◆ **PROVIDED DATA**
⟨
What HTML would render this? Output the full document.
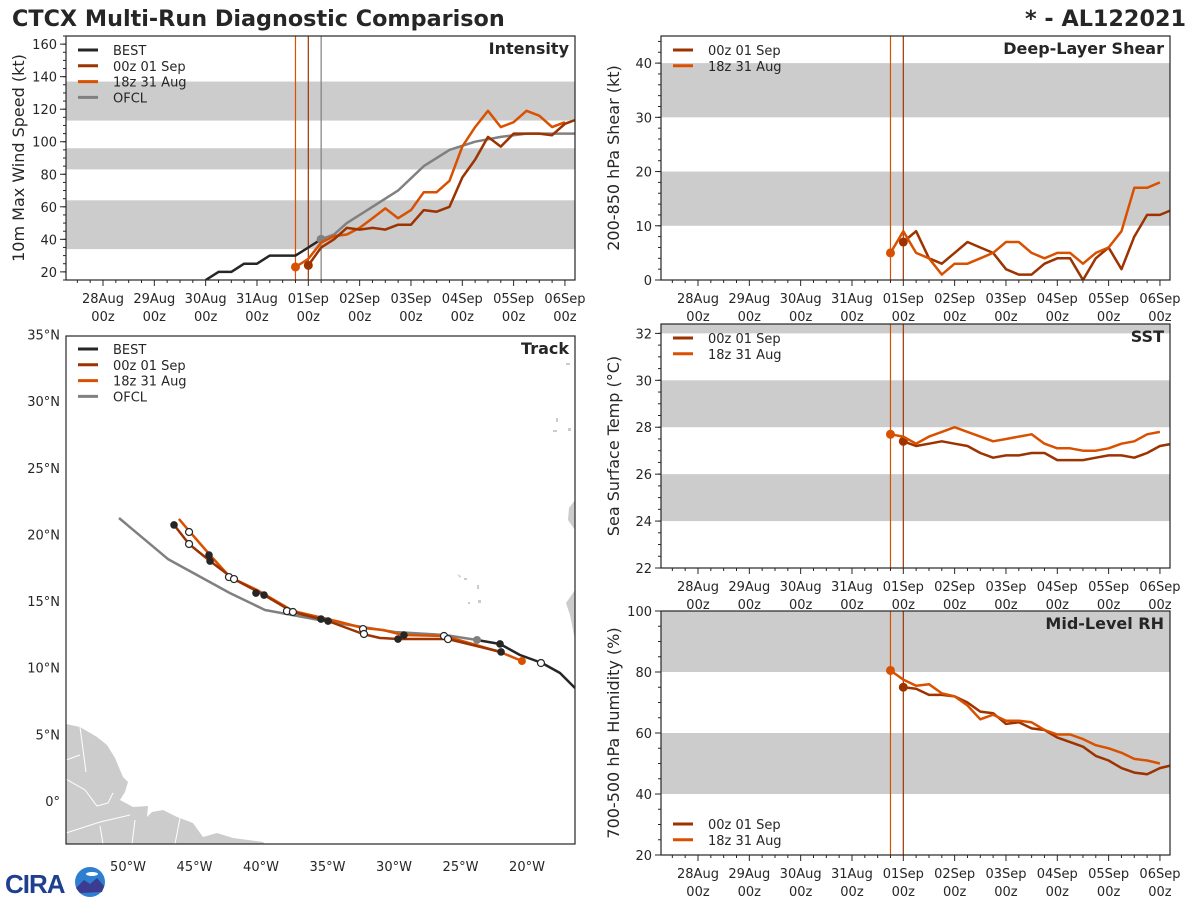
<!DOCTYPE html>
<html><head><meta charset="utf-8">
<style>
html,body{margin:0;padding:0;background:#fff;}
svg{display:block;font-family:"DejaVu Sans","Liberation Sans",sans-serif;}
</style></head>
<body>
<svg id="fig" width="1200" height="900" viewBox="0 0 1200 900" xmlns="http://www.w3.org/2000/svg">
<rect width="1200" height="900" fill="#fff"/>
<text x="12" y="26" font-size="22.3" font-weight="bold" fill="#262626">CTCX Multi-Run Diagnostic Comparison</text>
<text x="1186" y="26" font-size="22.3" font-weight="bold" fill="#262626" text-anchor="end">* - AL122021</text>
<g id="logo">
<text x="5" y="893" font-size="26" font-weight="bold" fill="#1f3f8f" font-family="Liberation Sans, sans-serif" letter-spacing="-1">CIRA</text>
<circle cx="90" cy="882" r="15" fill="#2f7fd0"/>
<path d="M76 888 L84 880 L90 884 L97 878 L104 886 L102 892 L80 893 Z" fill="#3b3b8f"/>
<ellipse cx="92" cy="874" rx="6" ry="2" fill="#fff"/>
</g>
<g id="plots"></g>
</svg>
<script>
// ---- time axis (hours since 28Aug 00z) ----
var dayLabels = ["28Aug","29Aug","30Aug","31Aug","01Sep","02Sep","03Sep","04Sep","05Sep","06Sep"];
// ---- Intensity (kt) ----
var bestT = [48,54,60,66,72,78,84,90,96,102];
var bestV = [15,20,20,25,25,30,30,30,35,40];
var run00T = [96,102,108,114,120,126,132,138,144,150,156,162,168,174,180,186,192,198,204,210,216,222];
var run18T = [90,96,102,108,114,120,126,132,138,144,150,156,162,168,174,180,186,192,198,204,210,216];
var int00 = [24,35,40,47,46,47,46,49,49,58,57,60,78,89,103,97,105,105,105,104,111,114];
var int18 = [23,28,38,42,43,47,53,59,53,58,69,69,76,97,109,119,109,112,119,116,109,112];
var ofclT = [102,108,114,126,138,150,162,174,186,198,222];
var ofclV = [40,43,50,60,70,85,95,100,103,105,105];
// ---- Shear (kt) ----
var shr00 = [7,9,4,3,5,7,6,5,2,1,1,3,4,4,0,4,6,2,8,12,12,13];
var shr18 = [5,9,5,4,1,3,3,4,5,7,7,5,4,5,5,3,5,6,9,17,17,18];
// ---- SST (C) ----
var sst00 = [27.4,27.2,27.3,27.4,27.3,27.2,26.9,26.7,26.8,26.8,26.9,26.9,26.6,26.6,26.6,26.7,26.8,26.8,26.7,26.9,27.2,27.3];
var sst18 = [27.7,27.6,27.3,27.6,27.8,28.0,27.8,27.6,27.4,27.5,27.6,27.7,27.3,27.1,27.1,27.0,27.0,27.1,27.3,27.4,27.7,27.8];
// ---- RH (%) ----
var rh00 = [75,74.5,72.5,72.5,72,70,67,66.5,63,63.5,61.5,61,58.5,57,55.5,52.5,51,48.5,47,46.5,48.5,49.5];
var rh18 = [80.5,77.5,75.5,76,73,72,69,64.5,66,64,64,63.5,61,59.5,59.5,58,56,55,53.5,51.5,51,50];
// ---- Track (lon, lat) ----
var bestLon = [-16.39,-17.52,-18.87,-20.53,-22.03,-23.76];
var bestLat = [8.48,9.6,10.35,10.95,11.78,12.08];
var ofclLon = [-23.76,-26.17,-29.93,-34.81,-39.7,-42.33,-46.99,-50.68];
var ofclLat = [12.08,12.45,12.68,13.43,14.33,15.6,18.15,21.23];
var trk00Lon = [-21.95,-25.94,-29.7,-31.05,-32.33,-34.96,-37.6,-39.77,-42.03,-43.83,-45.41,-46.47];
var trk00Lat = [11.18,12.15,12.15,12.23,12.53,13.5,14.18,15.45,16.65,18.0,19.28,20.63];
var trk18Lon = [-20.38,-22.03,-26.17,-29.32,-30.83,-32.33,-34.06,-37.6,-40.3,-42.33,-43.83,-45.34,-46.17];
var trk18Lat = [10.5,11.18,12.38,12.45,12.83,12.98,13.43,14.25,15.83,16.8,18.45,20.18,21.16];
var fillLon = [-46.54,-43.91,-43.83,-40.38,-39.77,-35.49,-34.96,-29.25,-29.7,-22.03,-21.95];
var fillLat = [20.71,18.45,18.0,15.6,15.45,13.65,13.5,12.45,12.15,11.78,11.18];
var openLon = [-45.41,-45.41,-42.41,-42.03,-38.05,-37.6,-32.33,-32.26,-26.24,-25.94,-18.95];
var openLat = [20.18,19.28,16.8,16.65,14.25,14.18,12.9,12.53,12.38,12.15,10.35];
var latTicks = [35,30,25,20,15,10,5,0];
var lonTicks = [-50,-45,-40,-35,-30,-25,-20];

var C00 = "#9c3300", C18 = "#d95100", CB = "#262626", CO = "#808080", BAND = "#cccccc";
var NS = "http://www.w3.org/2000/svg";
var root = document.getElementById("plots");
function mk(tag, attrs, parent) {
  var e = document.createElementNS(NS, tag);
  for (var k in attrs) e.setAttribute(k, attrs[k]);
  (parent || root).appendChild(e);
  return e;
}
function txt(s, attrs, parent) { var e = mk("text", attrs, parent); e.textContent = s; return e; }

var TMIN = -17.3, TMAX = 220.7;
function timePanel(cfg) {
  var g = mk("g", {});
  
  
  var L = cfg.x, T = cfg.y, W = 509, H = 244;
  var xs = function (t) { return L + (t - TMIN) / (TMAX - TMIN) * W; };
  var ys = function (v) { return T + H - (v - cfg.ymin) / (cfg.ymax - cfg.ymin) * H; };
  var cp = mk("clipPath", { id: "cp-" + cfg.name }, g);
  mk("rect", { x: L, y: T, width: W, height: H }, cp);
  var inner = mk("g", { "clip-path": "url(#cp-" + cfg.name + ")" }, g);
  cfg.bands.forEach(function (b) {
    var r = mk("rect", { x: L, y: ys(b[1]), width: W, height: ys(b[0]) - ys(b[1]), fill: BAND }, inner);
    
    
  });
  cfg.vlines.forEach(function (v) {
    var l = mk("line", { x1: xs(v[0]), x2: xs(v[0]), y1: T, y2: T + H, stroke: v[1], "stroke-width": 1.2 }, inner);
    
    
  });
  cfg.series.forEach(function (s) {
    var pts = s.t.map(function (t, i) { return xs(t).toFixed(1) + "," + ys(s.v[i]).toFixed(1); }).join(" ");
    var p = mk("polyline", { points: pts, fill: "none", stroke: s.c, "stroke-width": 2.5, "stroke-linejoin": "round" }, inner);
    
    
    if (s.dot) {
      var d = mk("circle", { cx: xs(s.t[0]), cy: ys(s.v[0]), r: 4.5, fill: s.c }, inner);
      
      
    }
  });
  mk("rect", { x: L, y: T, width: W, height: H, fill: "none", stroke: "#262626", "stroke-width": 1.2 }, g);
  for (var h = -12; h <= 219; h += 6) {
    var major = h % 24 === 0;
    mk("line", { x1: xs(h), x2: xs(h), y1: T + H, y2: T + H + (major ? 6 : 3), stroke: "#262626", "stroke-width": 1 }, g);
  }
  dayLabels.forEach(function (d, i) {
    var xx = xs(i * 24);
    var a = txt(d, { x: xx, y: T + H + 23, "font-size": 13, "text-anchor": "middle", fill: "#262626" }, g);
    
    
    var b = txt("00z", { x: xx, y: T + H + 41, "font-size": 13, "text-anchor": "middle", fill: "#262626" }, g);
    
    
  });
  cfg.yticks.forEach(function (v) {
    mk("line", { x1: L - 6, x2: L, y1: ys(v), y2: ys(v), stroke: "#262626" }, g);
    var a = txt(String(v), { x: L - 9, y: ys(v) + 5, "font-size": 13, "text-anchor": "end", fill: "#262626" }, g);
    
    
  });
  for (var m = cfg.ymin; m <= cfg.ymax; m += cfg.minor) {
    var mv = Math.round(m * 100) / 100;
    if (mv < cfg.ymin || mv > cfg.ymax) continue;
    mk("line", { x1: L - 3, x2: L, y1: ys(mv), y2: ys(mv), stroke: "#262626" }, g);
  }
  var yl = txt(cfg.ylabel, { x: 0, y: 0, "font-size": 16, "text-anchor": "middle", fill: "#262626", transform: "translate(" + (L - 42) + "," + (T + H / 2) + ") rotate(-90)" }, g);
  
  
  var tt = txt(cfg.title, { x: L + W - 6, y: T + 18, "font-size": 16, "font-weight": "bold", "text-anchor": "end", fill: "#262626" }, g);
  
  
  legend(g, L + 12, cfg.legY, cfg.legend);
}
function legend(g, x, y, items) {
  items.forEach(function (it, i) {
    var yy = y + i * 15.8;
    var l = mk("line", { x1: x, x2: x + 20, y1: yy, y2: yy, stroke: it[1], "stroke-width": 3 }, g);
    
    
    var t = txt(it[0], { x: x + 35, y: yy + 5, "font-size": 13, fill: "#262626" }, g);
    
    
  });
}
var runLeg = [["00z 01 Sep", C00], ["18z 31 Aug", C18]];
var allLeg = [["BEST", CB], ["00z 01 Sep", C00], ["18z 31 Aug", C18], ["OFCL", CO]];

timePanel({ name: "intensity", x: 66, y: 36, ymin: 15, ymax: 165, yticks: [20,40,60,80,100,120,140,160], minor: 5,
  bands: [[34,64],[83,96],[113,137]], vlines: [[90,C18],[96,C00],[102,CO]],
  series: [{ n: "best", t: bestT, v: bestV, c: CB },
           { n: "ofcl", t: ofclT, v: ofclV, c: CO, dot: true },
           { n: "run-18z", t: run18T, v: int18, c: C18, dot: true },
           { n: "run-00z", t: run00T, v: int00, c: C00, dot: true }],
  ylabel: "10m Max Wind Speed (kt)", title: "Intensity", legY: 50, legend: allLeg });
timePanel({ name: "shear", x: 661, y: 36, ymin: 0, ymax: 45, yticks: [0,10,20,30,40], minor: 2,
  bands: [[10,20],[30,40]], vlines: [[90,C18],[96,C00]],
  series: [{ n: "run-00z", t: run00T, v: shr00, c: C00, dot: true },
           { n: "run-18z", t: run18T, v: shr18, c: C18, dot: true }],
  ylabel: "200-850 hPa Shear (kt)", title: "Deep-Layer Shear", legY: 50, legend: runLeg });
timePanel({ name: "sst", x: 661, y: 324, ymin: 22, ymax: 32.4, yticks: [22,24,26,28,30,32], minor: 0.5,
  bands: [[24,26],[28,30],[32,34]], vlines: [[90,C18],[96,C00]],
  series: [{ n: "run-00z", t: run00T, v: sst00, c: C00, dot: true },
           { n: "run-18z", t: run18T, v: sst18, c: C18, dot: true }],
  ylabel: "Sea Surface Temp (°C)", title: "SST", legY: 338, legend: runLeg });
timePanel({ name: "rh", x: 661, y: 611, ymin: 20, ymax: 100, yticks: [20,40,60,80,100], minor: 5,
  bands: [[40,60],[80,100]], vlines: [[90,C18],[96,C00]],
  series: [{ n: "run-00z", t: run00T, v: rh00, c: C00, dot: true },
           { n: "run-18z", t: run18T, v: rh18, c: C18, dot: true }],
  ylabel: "700-500 hPa Humidity (%)", title: "Mid-Level RH", legY: 824, legend: runLeg });

// ---- Track panel ----
(function () {
  var g = mk("g", {});
  
  
  var L = 66, T = 336, W = 509, H = 508;
  var lx = function (lon) { return 128 + (lon + 50) * 13.3; };
  var ly = function (lat) { return 801 - lat * 13.33; };
  var cp = mk("clipPath", { id: "cp-track" }, g);
  mk("rect", { x: L, y: T, width: W, height: H }, cp);
  var inner = mk("g", { "clip-path": "url(#cp-track)" }, g);
  var land = mk("path", { d: "M66 724 L80 727 L97 737 L107 745 L115 758 L123 777 L128 782 L125 792 L120 800 L133 807 L148 806 L147 817 L152 812 L163 810 L177 817 L193 823 L203 837 L217 833 L233 838 L263 842 L267 846 L66 846 Z", fill: BAND }, inner);
  
  
  var rivers = mk("path", { d: "M66 779 L85 790 L97 806 L108 803 L113 793 M66 760 L80 755 M80 727 L86 772 M66 833 L100 822 L130 815 M100 826 L103 844 M135 820 L132 844 M180 818 L175 844", fill: "none", stroke: "#fff", "stroke-width": 1 }, inner);
  
  
  var isl = mk("path", { d: "M575 500 L569 508 L568 520 L575 530 Z M575 590 L566 603 L570 615 L575 640 Z M566 363 l4 0 l0 2 l-4 0 Z M556 418 l2 0 l0 4 l-2 0 Z M553 430 l4 0 l0 2 l-4 0 Z M568 428 l3 0 l0 3 l-3 0 Z M457 574 l4 2 l-1 2 Z M464 578 l3 0 l0 2 l-3 0 Z M477 585 l2 0 l0 4 l-2 0 Z M468 602 l2 0 l0 2 l-2 0 Z M478 600 l3 0 l0 3 l-3 0 Z", fill: BAND }, inner);
  
  
  function trk(lons, lats, c, n) {
    var pts = lons.map(function (lo, i) { return lx(lo).toFixed(1) + "," + ly(lats[i]).toFixed(1); }).join(" ");
    var p = mk("polyline", { points: pts, fill: "none", stroke: c, "stroke-width": 2.5, "stroke-linejoin": "round" }, inner);
    
    
  }
  trk(ofclLon, ofclLat, CO, "ofcl");
  trk(bestLon, bestLat, CB, "best");
  trk(trk18Lon, trk18Lat, C18, "run-18z");
  trk(trk00Lon, trk00Lat, C00, "run-00z");
  fillLon.forEach(function (lo, i) {
    var c = mk("circle", { cx: lx(lo), cy: ly(fillLat[i]), r: 3.8, fill: CB }, inner);
    
    
  });
  openLon.forEach(function (lo, i) {
    var c = mk("circle", { cx: lx(lo), cy: ly(openLat[i]), r: 3.5, fill: "#fff", stroke: CB, "stroke-width": 1.2 }, inner);
    
    
  });
  var od = mk("circle", { cx: lx(ofclLon[0]), cy: ly(ofclLat[0]), r: 4, fill: CO }, inner);
  
  
  var rd = mk("circle", { cx: lx(trk18Lon[0]), cy: ly(trk18Lat[0]), r: 4, fill: C18 }, inner);
  
  
  mk("rect", { x: L, y: T, width: W, height: H, fill: "none", stroke: "#262626", "stroke-width": 1.2 }, g);
  latTicks.forEach(function (v) {
    var a = txt(v === 0 ? "0°" : v + "°N", { x: L - 6, y: ly(v) + 5, "font-size": 13, "text-anchor": "end", fill: "#262626" }, g);
    
    
  });
  lonTicks.forEach(function (v) {
    var a = txt((-v) + "°W", { x: lx(v), y: 871, "font-size": 13, "text-anchor": "middle", fill: "#262626" }, g);
    
    
  });
  var tt = txt("Track", { x: L + W - 6, y: T + 18, "font-size": 16, "font-weight": "bold", "text-anchor": "end", fill: "#262626" }, g);
  
  
  legend(g, L + 12, 349, allLeg);
})();
</script>
</body></html>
⟩
◆ **WORK INSTRUCTIONS**
Reply with nothing but the number of lines that contain the word "document".

◆ **THE REPLY**
3